Quote all of the data that follows exactly as written, skipping the images.
-------- Data section
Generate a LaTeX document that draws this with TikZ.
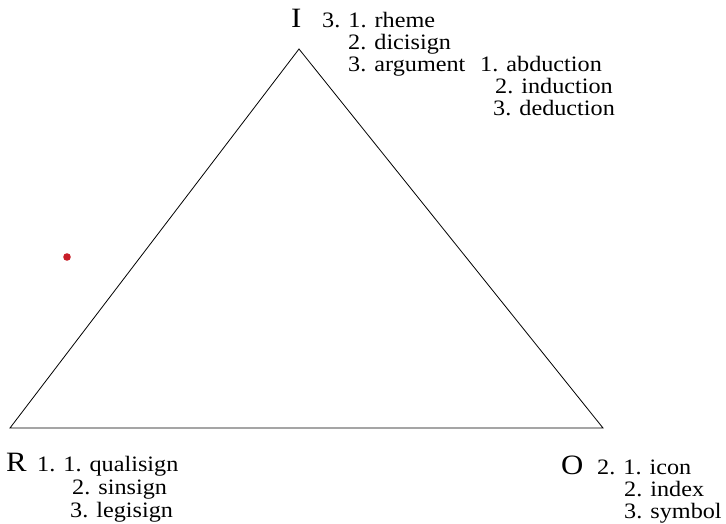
\documentclass[tikz,border=0pt]{standalone}
\usepackage{fontspec}
\setmainfont{Liberation Serif}[FakeStretch=1.1]
\definecolor{dotred}{RGB}{200,30,40}
\tikzset{
  lbl/.style={anchor=base west, inner sep=0pt, font=\fontsize{22}{24}\selectfont},
  big/.style={anchor=base west, inner sep=0pt, font=\fontsize{28}{30}\selectfont},
  edge/.style={draw=black, line width=0.8pt}
}
\begin{document}
\begin{tikzpicture}[x=1pt,y=-1pt]
\useasboundingbox (0,0) rectangle (726,524);
\coordinate (I) at (299,49);
\coordinate (R) at (10,428);
\coordinate (O) at (603,428);
\draw[edge] (I) -- (O) -- (R) -- cycle;
\fill[dotred] (67,257) circle (3.8);
% I
\node[big] (labI) at (291,28) {I};
\node[lbl] (i1) at (322,28) {3. 1. rheme};
\node[lbl] (i2) at (348,50) {2. dicisign};
\node[lbl] (i3) at (348,72) {3. argument};
\node[lbl] (a1) at (480,72) {1. abduction};
\node[lbl] (a2) at (495,94) {2. induction};
\node[lbl] (a3) at (493,116) {3. deduction};
% R
\node[big] (labR) at (6,471) {R};
\node[lbl] (r1) at (37,471) {1. 1. qualisign};
\node[lbl] (r2) at (72,494) {2. sinsign};
\node[lbl] (r3) at (70,517) {3. legisign};
% O
\node[big] (labO) at (561,474) {O};
\node[lbl] (o1) at (597,474) {2. 1. icon};
\node[lbl] (o2) at (624,496) {2. index};
\node[lbl] (o3) at (624,518) {3. symbol};
\end{tikzpicture}
\end{document}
----------------
▶ [Solution]
Generate a LaTeX document that draws this with TikZ.
\documentclass[tikz,border=0pt]{standalone}
\usepackage{fontspec}
\setmainfont{Liberation Serif}[FakeStretch=1.1]
\definecolor{dotred}{RGB}{200,30,40}
\tikzset{
  lbl/.style={anchor=base west, inner sep=0pt, font=\fontsize{22}{24}\selectfont},
  big/.style={anchor=base west, inner sep=0pt, font=\fontsize{28}{30}\selectfont},
  edge/.style={draw=black, line width=0.8pt}
}
\begin{document}
\begin{tikzpicture}[x=1pt,y=-1pt]
\useasboundingbox (0,0) rectangle (726,524);
\coordinate (I) at (299,49);
\coordinate (R) at (10,428);
\coordinate (O) at (603,428);
\draw[edge] (I) -- (O) -- (R) -- cycle;
\fill[dotred] (67,257) circle (3.8);
% I
\node[big] (labI) at (291,28) {I};
\node[lbl] (i1) at (322,28) {3. 1. rheme};
\node[lbl] (i2) at (348,50) {2. dicisign};
\node[lbl] (i3) at (348,72) {3. argument};
\node[lbl] (a1) at (480,72) {1. abduction};
\node[lbl] (a2) at (495,94) {2. induction};
\node[lbl] (a3) at (493,116) {3. deduction};
% R
\node[big] (labR) at (6,471) {R};
\node[lbl] (r1) at (37,471) {1. 1. qualisign};
\node[lbl] (r2) at (72,494) {2. sinsign};
\node[lbl] (r3) at (70,517) {3. legisign};
% O
\node[big] (labO) at (561,474) {O};
\node[lbl] (o1) at (597,474) {2. 1. icon};
\node[lbl] (o2) at (624,496) {2. index};
\node[lbl] (o3) at (624,518) {3. symbol};
\end{tikzpicture}
\end{document}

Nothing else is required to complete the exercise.